Wall Street Outlook: Jobs Data and Fed Rate Bets to Test US Rally
As Wall Street enters the second half of 2026, investors are navigating a high-stakes landscape defined by volatile technology stocks and critical macroeconomic indicators. While the S&P 500 is poised to finish the first half of the year with gains exceeding 7%, recent turbulence in June suggests that the market's upward momentum faces significant headwinds.
The Jobs Report: A Double-Edged Sword for the Fed
The primary catalyst for market movement this week is the upcoming June non-farm payrolls report. Following a rise of 172,000 jobs in May, economists polled by Reuters anticipate a cooling in the labor market, with an expected addition of approximately 110,000 jobs in June.
However, the implications of this data are complex. In the current inflationary environment—where consumer inflation has crossed the 4% threshold for the first time in three years—a strong jobs report could paradoxically trigger a market sell-off. Analysts suggest that robust employment numbers might signal an "overheating" economy, prompting the Federal Reserve to consider interest rate hikes to combat inflation. Currently, Fed funds futures indicate better-than-even odds of a rate hike by September, making this employment data a critical pivot point for monetary policy.
AI and Semiconductors: The Volatility Engine
The technology sector, specifically artificial intelligence (AI) and semiconductor stocks, continues to be the primary driver of market swings. The Philadelphia Semiconductor Index has seen an extraordinary surge of roughly 85% since its late-March lows, but recent sessions have seen a pullback as investors question whether the AI-driven rally has become overextended.

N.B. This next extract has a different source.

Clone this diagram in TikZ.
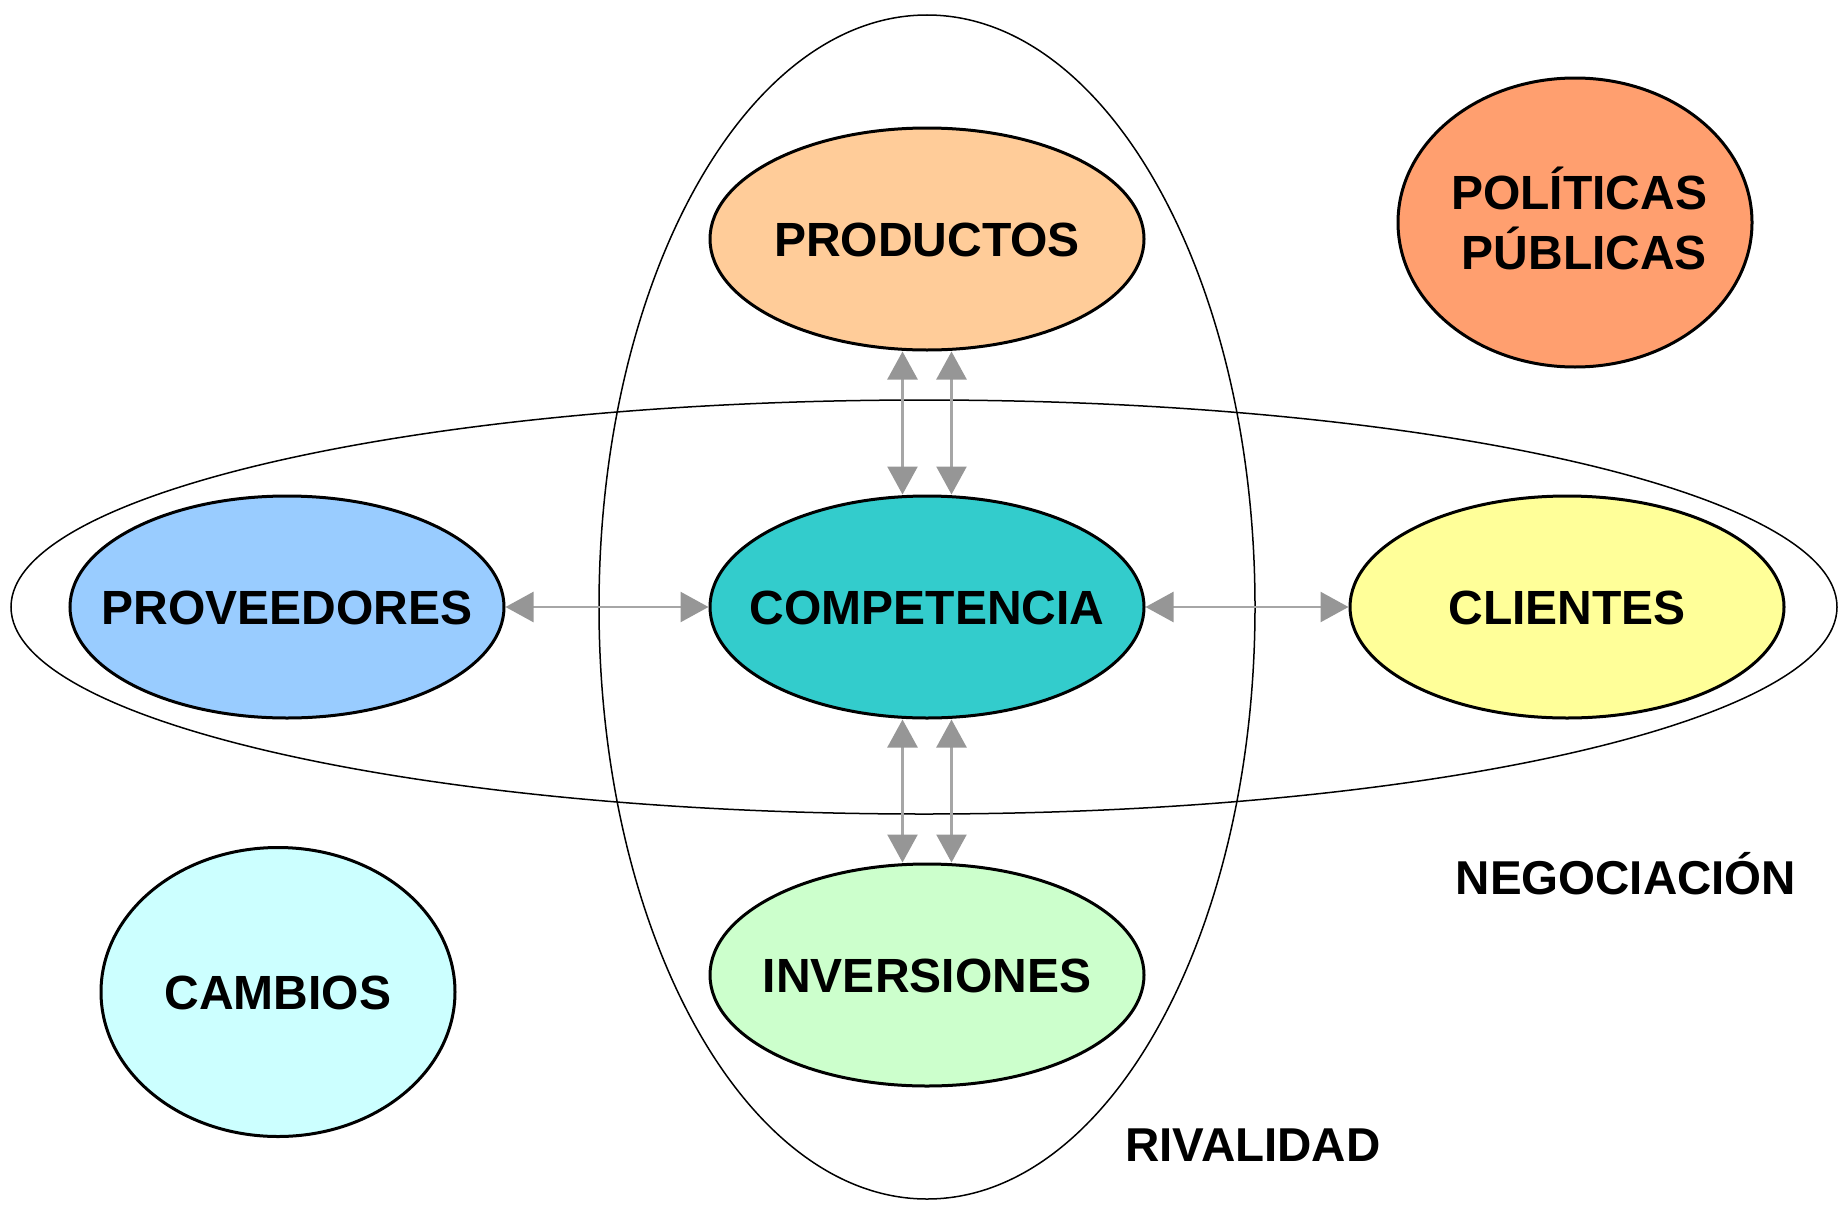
\documentclass[tikz,border=0pt]{standalone}
\usepackage{fontspec}
\setmainfont{Liberation Sans}
\usetikzlibrary{shapes.geometric,arrows.meta,calc}
\definecolor{cprod}{HTML}{FFCC99}
\definecolor{ccomp}{HTML}{33CCCC}
\definecolor{cinv}{HTML}{CCFFCC}
\definecolor{cprov}{HTML}{99CCFF}
\definecolor{ccli}{HTML}{FFFF99}
\definecolor{cpol}{HTML}{FF9F6F}
\definecolor{ccam}{HTML}{CCFFFF}
\definecolor{linegray}{HTML}{A6A6A6}
\definecolor{tipgray}{HTML}{969696}
\newcommand\ctext[1]{\makebox[0pt]{\smash{\raisebox{-17.2pt}{#1}}}}
\tikzset{
  blob/.style={ellipse, draw=black, line width=3pt, inner sep=0pt,
    minimum width=434pt, minimum height=222pt,
    font=\fontsize{48}{57}\selectfont\bfseries},
  smallblob/.style={blob, minimum width=354pt, minimum height=289pt},
  outer/.style={draw=black, line width=1.5pt},
  lbl/.style={font=\fontsize{47.5}{57}\selectfont\bfseries, inner sep=0pt},
  link/.style={draw=linegray, line width=2.5pt,
    {Triangle[length=28pt,width=30pt,color=tipgray]}-{Triangle[length=28pt,width=30pt,color=tipgray]}}
}
\begin{document}
\begin{tikzpicture}[x=1pt,y=-1pt]
\useasboundingbox (0,0) rectangle (1838,1207);
% big outlines
\draw[outer] (927,607) ellipse [x radius=328pt, y radius=592pt];
\draw[outer] (924,607) ellipse [x radius=913pt, y radius=207pt];
% nodes
\node[blob, fill=cprod] (prod) at (927,239) {\ctext{PRODUCTOS}};
\node[blob, fill=ccomp] (comp) at (927,607) {\ctext{COMPETENCIA}};
\node[blob, fill=cinv]  (inv)  at (927,975) {\ctext{INVERSIONES}};
\node[blob, fill=cprov] (prov) at (287,607) {\ctext{PROVEEDORES}};
\node[blob, fill=ccli]  (cli)  at (1567,607) {\ctext{CLIENTES}};
\node[smallblob, fill=cpol] (pol) at (1575,222.5)
  {\makebox[0pt]{\smash{\makebox[264pt][r]{\raisebox{12.8pt}[0pt][0pt]{\begin{tabular}[t]{@{}r@{}}POLÍTICAS\\PÚBLICAS\end{tabular}}}}}};
\node[smallblob, fill=ccam] (cam) at (278,992) {\ctext{CAMBIOS}};
% labels
\node[lbl] (neg) at (1626,874) {NEGOCIACIÓN};
\node[lbl] (riv) at (1253,1145) {RIVALIDAD};
% connectors
\draw[link] ([xshift=-24.5pt]prod.south) -- ([xshift=-24.5pt]comp.north);
\draw[link] ([xshift=24.5pt]prod.south) -- ([xshift=24.5pt]comp.north);
\draw[link] ([xshift=-24.5pt]comp.south) -- ([xshift=-24.5pt]inv.north);
\draw[link] ([xshift=24.5pt]comp.south) -- ([xshift=24.5pt]inv.north);
\draw[link] (prov.east) -- (comp.west);
\draw[link] (comp.east) -- (cli.west);
\end{tikzpicture}
\end{document}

While strong quarterly earnings from players like Micron Technology have provided some support, the Nasdaq Composite recently faced pressure, ending a week down more than 4%. The central concern for market strategists is whether higher interest rates will threaten these highly cyclical and volatile tech leaders, which have dominated market leadership for the past two months.
Geopolitical Tensions and Energy Markets
Beyond domestic data, global geopolitics remains a significant variable for US markets. The Middle East conflict continues to influence energy costs; crude oil prices have eased to around USD 70 per barrel, down from nearly USD 100 a month ago following a ceasefire.
Investors are closely monitoring the longevity of this truce, as any resurgence in conflict could spike oil prices and reignite inflationary pressures. This "knock-through effect" on inflation remains a key concern for the Fed's balancing act between supporting growth and maintaining price stability.
Key Takeaways
- Employment Sensitivity: The June jobs report is expected to show 110,000 new roles, but a "too strong" reading could increase the risk of Fed interest rate hikes.
- Tech Sector Volatility: AI and semiconductor stocks remain the market's biggest swing factor, with investors wary of high valuations amidst potential rate hikes.
- Inflationary Risks: With consumer inflation above 4%, market stability depends heavily on energy prices and the geopolitical situation in the Middle East.